The truth is, this isn’t just a question of going on a long walks on the weekends. Developing the self-confidence and sense of self-worth necessary to be a good companion to oneself is a way towards something more important: Learning how to survive independently. We will all have times in our lives when there is no one to help us, no one who understands, or no one who cares. In those times, we are all we can depend on. In preparation for those days, let us learn to trust in the one who is, after all, closest to us, and let us learn our own powers and limits; they are higher than you might think. In order to do so, we must enter situations that make us uncomfortable. So sit alone at lunch, wear a sweater that your friend thinks is tacky, and skip the history study group tonight. Can’t handle it? Maybe you can convince your friend to do it too…
It seems to me that dependence on others is not a new thing; communities long ago were closely knit and people depended on each other for survival. For example the miller depended on the surrounding farmers for the grain, and the women depended on both the miller and the farmer for the flour to bake their bread. My dad tells me people also got together more with activities like playing cards in the evenings. Videogames have replaced cards in most circles, but they don’t require as much thinking or interaction, and people are more separated when they play them compared to when they play cards. Videogames also seem to mirror a more hectic life. My great-grandparents used to get together on quiet evenings with friends to play cards. Those people you mentioned, I can only guess, are not seeking others’ company in the former, more levelheaded way, but in an almost insecure or anxious way. Not having many quiet evenings doesn’t help that. To those people’s credit though, sometimes it is nice to walk with someone somewhere. People also used to take walks.
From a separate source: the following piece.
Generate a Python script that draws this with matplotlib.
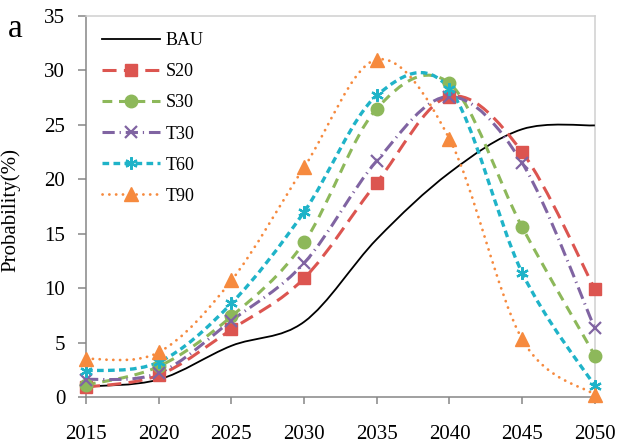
import numpy as np
import matplotlib.pyplot as plt
from matplotlib.path import Path
from matplotlib.patches import PathPatch
from matplotlib.lines import Line2D

plt.rcParams['font.family'] = ['Liberation Serif', 'DejaVu Serif']

years = [2015, 2020, 2025, 2030, 2035, 2040, 2045, 2050]

bau = [0.95, 1.6, 4.7, 6.9, 14.5, 20.6, 24.6, 24.95]
s20 = [0.9, 2.0, 6.2, 10.9, 19.7, 27.6, 22.5, 9.9]
s30 = [1.1, 2.8, 7.4, 14.2, 26.5, 28.8, 15.6, 3.8]
t30 = [1.6, 2.2, 7.0, 12.3, 21.7, 27.6, 21.5, 6.3]
t60 = [2.4, 3.2, 8.6, 17.0, 27.7, 28.3, 11.4, 1.0]
t90 = [3.5, 4.1, 10.7, 21.1, 31.0, 23.7, 5.3, 0.2]

names = ['BAU', 'S20', 'S30', 'T30', 'T60', 'T90']
values = [bau, s20, s30, t30, t60, t90]

colors = ['black', '#DC5550', '#8DB85A', '#8064A2', '#1FB3C8', '#F68A3E']
widths = [1.3, 2.2, 2.2, 2.2, 2.4, 2.0]
dashes = [None, (4.6, 2.4), (3.2, 2.2), (4.0, 1.6, 0.4, 1.6), (2.0, 1.3), (0.05, 2.4)]
caps = ['butt', 'butt', 'butt', 'butt', 'butt', 'round']
markers = [None, 's', 'o', 'x', (6, 2, 0), '^']
msizes = [0, 9, 9, 9, 9, 10]


def smooth_path(x, y):
    # cubic bezier through the points, like a spreadsheet "smoothed line"
    pts = np.column_stack([x, y]).astype(float)
    n = len(pts)
    verts = [pts[0]]
    codes = [Path.MOVETO]
    for i in range(n - 1):
        p0 = pts[max(i - 1, 0)]
        p1 = pts[i]
        p2 = pts[i + 1]
        p3 = pts[min(i + 2, n - 1)]
        verts += [p1 + (p2 - p0) / 6, p2 - (p3 - p1) / 6, p2]
        codes += [Path.CURVE4] * 3
    return Path(verts, codes)


fig = plt.figure(figsize=(6.19, 4.45), dpi=100)
ax = fig.add_axes([0.139, 0.108, 0.822, 0.856])

handles = []
for name, vals, c, lw, d, cap, m, ms in zip(names, values, colors, widths, dashes, caps, markers, msizes):
    ls = '-' if d is None else (0, d)
    patch = PathPatch(smooth_path(years, vals), fill=False, edgecolor=c, linewidth=lw,
                      linestyle=ls, capstyle=cap, zorder=3)
    ax.add_patch(patch)
    mew = 1.6 if m == 'x' or isinstance(m, tuple) else 1.0
    if m is not None:
        ax.plot(years, vals, linestyle='none', marker=m, markersize=ms, color=c,
                markeredgecolor=c, markeredgewidth=mew, clip_on=False, zorder=4)
    h = Line2D([], [], color=c, linewidth=lw, linestyle=ls, dash_capstyle=cap,
               marker=m, markersize=ms, markeredgecolor=c, markeredgewidth=mew)
    handles.append(h)

ax.set_xlim(2015, 2050)
ax.set_ylim(0, 35)
ax.set_xticks(years)
ax.set_yticks(range(0, 36, 5))
ax.tick_params(axis='x', direction='out', length=5, width=1.1, colors='#868686',
               labelcolor='black', labelsize=15, pad=15)
ax.tick_params(axis='y', direction='out', length=6, width=1.1, colors='#868686',
               labelcolor='black', labelsize=15, pad=9)

for side in ['left', 'bottom']:
    ax.spines[side].set_color('#868686')
    ax.spines[side].set_linewidth(1.1)
for side in ['top', 'right']:
    ax.spines[side].set_color('#D0D0D0')
    ax.spines[side].set_linewidth(1.1)

ax.set_ylabel('Probability(%)', fontsize=15)
ax.yaxis.set_label_coords(-0.13, 0.49)

leg = ax.legend(handles, names, loc='upper left', bbox_to_anchor=(0.0, 1.0),
                frameon=False, fontsize=13, handlelength=3.2, labelspacing=0.78,
                handletextpad=0.3)

fig.text(0.013, 0.935, 'a', fontsize=24, va='center', ha='left')

fig.savefig('out.png', dpi=100)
And about doing homework together: I don’t get the sense people rely on others for homework. Actually, I have heard often that people think it can slow them down or complicate things working in a group. But it is good to work with others and hear what they think. That will be important to anyone moving into the world, leading it or not. Moderation is the key, which is what it seems you are suggesting.
While dependence and interconnectedness are obviously as old as society itself, I find that today, many people (although certainly not all) have an “insecure” and “anxious” EMOTIONAL dependency on other people unrelated to the dependency that exists between the farmer and the miller, to use your example. The farmer may well not have the time, free labor, or access to facilities to grind his own flour, while the miller’s grindstone is useless without the farmer’s business. The farmer and the miller benefit mutually from their dependent relationship, which allows each to survive where they would be unsuccessful on their own. By contrast, the students who think that they need to do homework together (and they do exist) CAN probably do the assignment by themselves (teachers usually assign work with this presumption), but they do not want to, perhaps out of insecurity in their ability or anxiety at being held solely responsible if they fail. Similarly, if someone “needs” company to walk to a salad bar, it is an irrational emotional “need” resulting from some sort of anxiety at being alone at a salad bar, which seems to me to be more than a little ridiculous. These sorts of dependencies hardly seem helpful in the long run, and can be harmful. I am simply encouraging people to examine their own lives for these hindrances, and to consider modifying their behaviors and thought processes in order lessen them.
Moderation,of course,IS key. I am not suggesting that any person should live entirely alone and independently. The ability to cooperate and get along with other people is just as important in a well-adjusted individual as the ability to be self-reliant when necessary.